*Work to do*
Lines with "Convert this chart to Altair code." and "0.0043, 0.0042, 0.0045]" mark the range, both included. Reproduce exactly that stretch, without pictures.

━━ Data for the task

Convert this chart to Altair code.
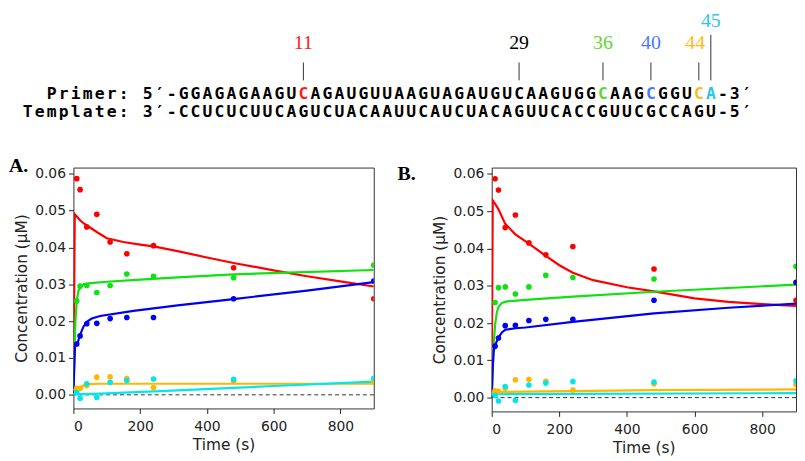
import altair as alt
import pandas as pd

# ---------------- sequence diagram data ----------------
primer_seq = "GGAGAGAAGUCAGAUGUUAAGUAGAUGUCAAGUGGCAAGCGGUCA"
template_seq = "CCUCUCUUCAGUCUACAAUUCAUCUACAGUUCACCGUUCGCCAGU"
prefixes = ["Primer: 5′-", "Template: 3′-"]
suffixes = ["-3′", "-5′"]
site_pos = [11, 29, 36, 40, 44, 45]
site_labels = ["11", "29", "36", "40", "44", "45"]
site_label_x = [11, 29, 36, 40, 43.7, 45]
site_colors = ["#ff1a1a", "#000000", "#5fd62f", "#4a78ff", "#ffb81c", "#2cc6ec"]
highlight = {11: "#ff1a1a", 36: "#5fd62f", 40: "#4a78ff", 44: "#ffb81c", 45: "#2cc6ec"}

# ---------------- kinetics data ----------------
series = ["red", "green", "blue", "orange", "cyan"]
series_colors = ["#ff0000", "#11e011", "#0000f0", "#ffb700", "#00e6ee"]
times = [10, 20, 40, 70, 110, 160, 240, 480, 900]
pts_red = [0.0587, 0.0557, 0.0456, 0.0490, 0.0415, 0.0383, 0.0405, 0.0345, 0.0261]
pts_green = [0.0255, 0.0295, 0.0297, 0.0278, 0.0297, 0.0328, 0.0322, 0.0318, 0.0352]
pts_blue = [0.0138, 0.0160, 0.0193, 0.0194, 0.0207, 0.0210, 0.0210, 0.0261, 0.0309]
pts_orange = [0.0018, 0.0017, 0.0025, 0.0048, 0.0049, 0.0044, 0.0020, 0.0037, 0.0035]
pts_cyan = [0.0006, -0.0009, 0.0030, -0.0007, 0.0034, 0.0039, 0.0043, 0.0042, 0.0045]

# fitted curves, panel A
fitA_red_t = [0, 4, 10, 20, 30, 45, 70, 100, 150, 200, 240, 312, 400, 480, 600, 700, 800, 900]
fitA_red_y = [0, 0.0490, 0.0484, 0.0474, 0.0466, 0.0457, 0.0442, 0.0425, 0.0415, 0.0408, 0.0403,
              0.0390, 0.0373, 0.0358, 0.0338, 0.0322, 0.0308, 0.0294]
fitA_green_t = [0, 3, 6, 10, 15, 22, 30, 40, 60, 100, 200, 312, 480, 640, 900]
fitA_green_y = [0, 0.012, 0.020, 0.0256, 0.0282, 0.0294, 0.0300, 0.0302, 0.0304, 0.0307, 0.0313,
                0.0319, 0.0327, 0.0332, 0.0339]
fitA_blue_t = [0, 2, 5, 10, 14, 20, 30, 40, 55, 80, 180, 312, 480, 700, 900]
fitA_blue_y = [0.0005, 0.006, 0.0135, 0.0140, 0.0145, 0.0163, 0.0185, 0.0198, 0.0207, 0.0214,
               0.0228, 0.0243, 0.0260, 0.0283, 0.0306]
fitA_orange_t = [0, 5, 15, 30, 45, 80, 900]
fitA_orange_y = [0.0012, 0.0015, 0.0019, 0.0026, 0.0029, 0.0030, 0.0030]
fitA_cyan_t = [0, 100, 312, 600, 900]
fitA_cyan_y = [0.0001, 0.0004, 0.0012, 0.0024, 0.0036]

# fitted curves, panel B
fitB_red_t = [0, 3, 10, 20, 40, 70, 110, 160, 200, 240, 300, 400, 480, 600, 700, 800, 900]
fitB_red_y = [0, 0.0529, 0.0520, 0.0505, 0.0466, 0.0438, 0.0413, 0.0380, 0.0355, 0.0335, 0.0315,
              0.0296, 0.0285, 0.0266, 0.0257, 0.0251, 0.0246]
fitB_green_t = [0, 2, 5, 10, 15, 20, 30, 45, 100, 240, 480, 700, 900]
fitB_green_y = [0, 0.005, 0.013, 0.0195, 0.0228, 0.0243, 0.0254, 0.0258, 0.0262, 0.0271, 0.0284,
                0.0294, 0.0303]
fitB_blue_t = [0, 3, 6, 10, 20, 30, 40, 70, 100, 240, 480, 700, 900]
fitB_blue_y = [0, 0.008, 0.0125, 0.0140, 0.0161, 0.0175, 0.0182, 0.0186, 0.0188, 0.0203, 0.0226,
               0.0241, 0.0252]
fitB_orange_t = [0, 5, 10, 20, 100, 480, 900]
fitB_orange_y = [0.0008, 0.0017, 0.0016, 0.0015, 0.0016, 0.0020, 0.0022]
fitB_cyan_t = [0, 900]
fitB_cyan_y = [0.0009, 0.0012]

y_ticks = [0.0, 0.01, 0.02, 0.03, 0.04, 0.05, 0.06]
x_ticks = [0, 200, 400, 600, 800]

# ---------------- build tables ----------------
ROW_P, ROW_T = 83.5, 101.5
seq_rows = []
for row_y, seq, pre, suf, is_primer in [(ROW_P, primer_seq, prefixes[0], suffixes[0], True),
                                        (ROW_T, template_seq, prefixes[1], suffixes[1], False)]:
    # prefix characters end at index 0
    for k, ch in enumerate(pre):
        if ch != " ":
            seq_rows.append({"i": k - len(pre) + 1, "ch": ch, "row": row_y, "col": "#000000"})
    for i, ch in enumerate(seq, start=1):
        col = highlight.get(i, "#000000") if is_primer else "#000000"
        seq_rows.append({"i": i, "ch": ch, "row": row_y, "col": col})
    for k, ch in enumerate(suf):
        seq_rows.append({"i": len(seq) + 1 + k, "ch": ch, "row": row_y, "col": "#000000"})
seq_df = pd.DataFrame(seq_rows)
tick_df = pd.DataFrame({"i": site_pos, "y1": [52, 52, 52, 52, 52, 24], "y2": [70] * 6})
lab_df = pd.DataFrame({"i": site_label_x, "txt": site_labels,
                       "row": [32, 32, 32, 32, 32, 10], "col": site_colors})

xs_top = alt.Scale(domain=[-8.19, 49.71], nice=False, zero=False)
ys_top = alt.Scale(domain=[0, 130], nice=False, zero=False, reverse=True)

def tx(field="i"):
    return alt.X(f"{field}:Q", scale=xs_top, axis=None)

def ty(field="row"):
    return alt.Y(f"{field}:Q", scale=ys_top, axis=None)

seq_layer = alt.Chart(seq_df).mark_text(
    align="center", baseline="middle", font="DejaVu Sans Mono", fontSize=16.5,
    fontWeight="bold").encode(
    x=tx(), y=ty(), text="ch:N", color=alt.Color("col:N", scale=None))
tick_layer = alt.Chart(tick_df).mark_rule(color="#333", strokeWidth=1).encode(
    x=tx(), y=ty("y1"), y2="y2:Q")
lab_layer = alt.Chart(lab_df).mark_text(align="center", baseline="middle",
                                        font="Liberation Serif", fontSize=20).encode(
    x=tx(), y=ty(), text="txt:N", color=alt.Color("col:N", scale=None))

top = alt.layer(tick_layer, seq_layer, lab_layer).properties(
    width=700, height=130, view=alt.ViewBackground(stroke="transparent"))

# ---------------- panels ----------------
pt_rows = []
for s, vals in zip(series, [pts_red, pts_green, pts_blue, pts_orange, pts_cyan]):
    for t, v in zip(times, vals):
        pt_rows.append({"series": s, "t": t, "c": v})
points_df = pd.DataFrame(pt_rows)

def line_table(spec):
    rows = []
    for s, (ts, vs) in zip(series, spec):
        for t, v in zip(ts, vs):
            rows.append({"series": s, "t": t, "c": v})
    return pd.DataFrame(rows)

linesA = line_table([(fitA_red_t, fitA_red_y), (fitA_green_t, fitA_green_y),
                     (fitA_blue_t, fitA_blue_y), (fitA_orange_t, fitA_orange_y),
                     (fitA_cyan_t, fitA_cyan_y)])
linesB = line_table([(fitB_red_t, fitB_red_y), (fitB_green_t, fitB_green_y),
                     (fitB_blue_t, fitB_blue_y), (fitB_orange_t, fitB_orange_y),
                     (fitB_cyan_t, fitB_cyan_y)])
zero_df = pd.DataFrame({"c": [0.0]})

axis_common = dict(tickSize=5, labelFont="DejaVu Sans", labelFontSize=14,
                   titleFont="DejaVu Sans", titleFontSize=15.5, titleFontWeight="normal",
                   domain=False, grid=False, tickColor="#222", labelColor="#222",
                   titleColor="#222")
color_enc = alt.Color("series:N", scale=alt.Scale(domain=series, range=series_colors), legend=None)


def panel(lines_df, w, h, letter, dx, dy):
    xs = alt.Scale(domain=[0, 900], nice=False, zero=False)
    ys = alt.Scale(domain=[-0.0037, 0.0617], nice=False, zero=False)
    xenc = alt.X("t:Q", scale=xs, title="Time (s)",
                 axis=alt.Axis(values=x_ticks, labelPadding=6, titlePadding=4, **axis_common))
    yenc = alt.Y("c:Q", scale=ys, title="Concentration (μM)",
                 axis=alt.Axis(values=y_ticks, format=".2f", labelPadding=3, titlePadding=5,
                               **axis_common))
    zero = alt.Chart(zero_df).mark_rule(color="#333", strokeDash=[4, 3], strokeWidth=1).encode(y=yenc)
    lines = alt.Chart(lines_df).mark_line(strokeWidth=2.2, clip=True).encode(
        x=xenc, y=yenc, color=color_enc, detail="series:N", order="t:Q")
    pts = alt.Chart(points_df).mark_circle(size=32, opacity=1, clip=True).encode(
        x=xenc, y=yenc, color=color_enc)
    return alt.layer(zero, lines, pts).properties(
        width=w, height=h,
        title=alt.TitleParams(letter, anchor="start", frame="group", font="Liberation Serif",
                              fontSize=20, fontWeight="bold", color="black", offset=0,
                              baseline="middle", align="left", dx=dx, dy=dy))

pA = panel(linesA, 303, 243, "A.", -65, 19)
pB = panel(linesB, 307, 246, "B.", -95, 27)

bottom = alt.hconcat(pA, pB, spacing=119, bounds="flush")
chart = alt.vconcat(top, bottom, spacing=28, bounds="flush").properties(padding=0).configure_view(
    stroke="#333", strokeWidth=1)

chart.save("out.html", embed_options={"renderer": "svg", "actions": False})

━━━━
━━ Data for the task

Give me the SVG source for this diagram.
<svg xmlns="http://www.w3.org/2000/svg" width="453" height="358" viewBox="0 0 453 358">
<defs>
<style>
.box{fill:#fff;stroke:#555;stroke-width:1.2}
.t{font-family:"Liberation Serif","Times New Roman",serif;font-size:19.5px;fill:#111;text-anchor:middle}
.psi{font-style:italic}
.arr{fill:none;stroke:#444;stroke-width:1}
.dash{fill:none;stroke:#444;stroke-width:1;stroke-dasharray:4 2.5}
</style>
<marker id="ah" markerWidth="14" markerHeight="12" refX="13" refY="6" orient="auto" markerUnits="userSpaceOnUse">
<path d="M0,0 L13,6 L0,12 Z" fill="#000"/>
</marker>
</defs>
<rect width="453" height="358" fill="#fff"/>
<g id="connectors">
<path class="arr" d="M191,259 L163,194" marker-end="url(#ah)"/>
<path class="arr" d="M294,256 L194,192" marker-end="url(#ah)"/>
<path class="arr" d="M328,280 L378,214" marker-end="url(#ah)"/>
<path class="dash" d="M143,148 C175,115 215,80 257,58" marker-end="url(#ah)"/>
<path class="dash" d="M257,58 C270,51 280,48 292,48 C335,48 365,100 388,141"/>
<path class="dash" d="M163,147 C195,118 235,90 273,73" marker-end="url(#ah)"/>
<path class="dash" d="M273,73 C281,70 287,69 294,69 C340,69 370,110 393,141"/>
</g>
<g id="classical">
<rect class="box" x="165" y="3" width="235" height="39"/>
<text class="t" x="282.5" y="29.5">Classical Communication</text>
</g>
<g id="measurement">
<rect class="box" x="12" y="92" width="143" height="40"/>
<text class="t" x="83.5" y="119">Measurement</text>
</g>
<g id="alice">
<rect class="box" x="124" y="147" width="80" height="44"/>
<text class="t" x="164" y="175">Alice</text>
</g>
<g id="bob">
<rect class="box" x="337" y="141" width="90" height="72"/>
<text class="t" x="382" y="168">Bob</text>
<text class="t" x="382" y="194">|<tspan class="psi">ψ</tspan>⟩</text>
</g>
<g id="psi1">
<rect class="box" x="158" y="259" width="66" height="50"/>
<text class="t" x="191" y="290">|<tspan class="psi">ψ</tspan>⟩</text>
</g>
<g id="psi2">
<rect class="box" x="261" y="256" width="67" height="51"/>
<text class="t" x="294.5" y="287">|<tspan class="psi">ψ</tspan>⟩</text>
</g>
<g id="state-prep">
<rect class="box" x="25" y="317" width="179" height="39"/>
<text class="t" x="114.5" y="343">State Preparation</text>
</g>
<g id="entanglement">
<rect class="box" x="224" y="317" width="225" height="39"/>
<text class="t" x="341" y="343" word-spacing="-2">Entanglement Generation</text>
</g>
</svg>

━━━━
━━ Data for the task

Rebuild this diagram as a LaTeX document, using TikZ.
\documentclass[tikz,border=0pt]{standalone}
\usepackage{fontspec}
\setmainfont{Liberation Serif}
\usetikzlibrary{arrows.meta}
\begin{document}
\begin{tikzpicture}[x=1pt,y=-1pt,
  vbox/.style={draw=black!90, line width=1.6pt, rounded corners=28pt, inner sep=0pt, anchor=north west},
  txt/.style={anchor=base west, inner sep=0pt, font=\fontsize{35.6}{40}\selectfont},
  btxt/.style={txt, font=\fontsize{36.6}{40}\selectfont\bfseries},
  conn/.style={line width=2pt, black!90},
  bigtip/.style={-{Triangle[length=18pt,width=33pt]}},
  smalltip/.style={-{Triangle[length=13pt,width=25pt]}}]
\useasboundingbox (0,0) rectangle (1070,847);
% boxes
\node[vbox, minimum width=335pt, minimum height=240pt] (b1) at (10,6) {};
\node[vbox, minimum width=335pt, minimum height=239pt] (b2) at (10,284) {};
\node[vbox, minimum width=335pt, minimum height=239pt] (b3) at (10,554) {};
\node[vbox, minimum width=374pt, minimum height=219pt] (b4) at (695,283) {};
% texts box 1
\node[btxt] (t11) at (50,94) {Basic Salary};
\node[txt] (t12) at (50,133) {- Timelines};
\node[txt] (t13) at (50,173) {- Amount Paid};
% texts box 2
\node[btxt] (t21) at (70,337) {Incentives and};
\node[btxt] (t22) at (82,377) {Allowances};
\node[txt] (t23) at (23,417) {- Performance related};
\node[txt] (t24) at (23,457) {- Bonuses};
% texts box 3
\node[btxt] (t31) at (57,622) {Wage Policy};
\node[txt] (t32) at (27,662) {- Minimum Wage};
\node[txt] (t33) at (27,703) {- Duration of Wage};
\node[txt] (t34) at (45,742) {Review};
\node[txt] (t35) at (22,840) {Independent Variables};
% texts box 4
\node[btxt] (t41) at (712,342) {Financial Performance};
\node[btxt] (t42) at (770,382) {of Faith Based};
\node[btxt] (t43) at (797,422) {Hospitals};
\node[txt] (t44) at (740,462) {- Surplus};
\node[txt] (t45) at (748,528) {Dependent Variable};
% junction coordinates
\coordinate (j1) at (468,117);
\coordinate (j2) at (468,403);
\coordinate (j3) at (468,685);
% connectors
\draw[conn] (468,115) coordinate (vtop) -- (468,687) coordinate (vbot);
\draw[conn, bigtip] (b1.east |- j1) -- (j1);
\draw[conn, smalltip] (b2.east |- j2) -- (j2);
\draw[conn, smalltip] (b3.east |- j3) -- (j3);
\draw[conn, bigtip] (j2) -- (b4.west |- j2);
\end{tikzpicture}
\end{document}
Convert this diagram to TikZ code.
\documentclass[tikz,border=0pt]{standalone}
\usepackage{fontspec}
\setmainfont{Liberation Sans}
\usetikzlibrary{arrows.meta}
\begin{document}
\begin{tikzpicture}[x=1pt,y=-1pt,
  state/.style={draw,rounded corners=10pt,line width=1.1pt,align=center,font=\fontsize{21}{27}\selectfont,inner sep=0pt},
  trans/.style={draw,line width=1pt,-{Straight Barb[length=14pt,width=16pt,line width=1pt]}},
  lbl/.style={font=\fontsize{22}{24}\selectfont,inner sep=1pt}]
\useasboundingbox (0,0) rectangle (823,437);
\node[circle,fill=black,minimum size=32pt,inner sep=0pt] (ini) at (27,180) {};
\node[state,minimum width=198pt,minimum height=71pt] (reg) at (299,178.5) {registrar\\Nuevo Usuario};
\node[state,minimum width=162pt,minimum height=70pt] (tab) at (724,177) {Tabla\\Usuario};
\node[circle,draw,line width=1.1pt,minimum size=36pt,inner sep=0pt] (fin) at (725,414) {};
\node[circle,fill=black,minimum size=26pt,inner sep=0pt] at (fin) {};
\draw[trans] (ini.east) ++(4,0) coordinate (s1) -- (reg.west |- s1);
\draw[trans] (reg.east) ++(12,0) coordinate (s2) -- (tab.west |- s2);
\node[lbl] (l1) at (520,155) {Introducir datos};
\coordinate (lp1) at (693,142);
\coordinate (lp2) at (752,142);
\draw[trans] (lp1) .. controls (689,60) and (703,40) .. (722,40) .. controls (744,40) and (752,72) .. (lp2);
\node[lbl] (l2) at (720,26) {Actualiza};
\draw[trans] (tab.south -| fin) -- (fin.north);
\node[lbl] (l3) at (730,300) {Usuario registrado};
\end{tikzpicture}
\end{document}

━━━━

*The solution*
Convert this chart to Altair code.
import altair as alt
import pandas as pd

# ---------------- sequence diagram data ----------------
primer_seq = "GGAGAGAAGUCAGAUGUUAAGUAGAUGUCAAGUGGCAAGCGGUCA"
template_seq = "CCUCUCUUCAGUCUACAAUUCAUCUACAGUUCACCGUUCGCCAGU"
prefixes = ["Primer: 5′-", "Template: 3′-"]
suffixes = ["-3′", "-5′"]
site_pos = [11, 29, 36, 40, 44, 45]
site_labels = ["11", "29", "36", "40", "44", "45"]
site_label_x = [11, 29, 36, 40, 43.7, 45]
site_colors = ["#ff1a1a", "#000000", "#5fd62f", "#4a78ff", "#ffb81c", "#2cc6ec"]
highlight = {11: "#ff1a1a", 36: "#5fd62f", 40: "#4a78ff", 44: "#ffb81c", 45: "#2cc6ec"}

# ---------------- kinetics data ----------------
series = ["red", "green", "blue", "orange", "cyan"]
series_colors = ["#ff0000", "#11e011", "#0000f0", "#ffb700", "#00e6ee"]
times = [10, 20, 40, 70, 110, 160, 240, 480, 900]
pts_red = [0.0587, 0.0557, 0.0456, 0.0490, 0.0415, 0.0383, 0.0405, 0.0345, 0.0261]
pts_green = [0.0255, 0.0295, 0.0297, 0.0278, 0.0297, 0.0328, 0.0322, 0.0318, 0.0352]
pts_blue = [0.0138, 0.0160, 0.0193, 0.0194, 0.0207, 0.0210, 0.0210, 0.0261, 0.0309]
pts_orange = [0.0018, 0.0017, 0.0025, 0.0048, 0.0049, 0.0044, 0.0020, 0.0037, 0.0035]
pts_cyan = [0.0006, -0.0009, 0.0030, -0.0007, 0.0034, 0.0039, 0.0043, 0.0042, 0.0045]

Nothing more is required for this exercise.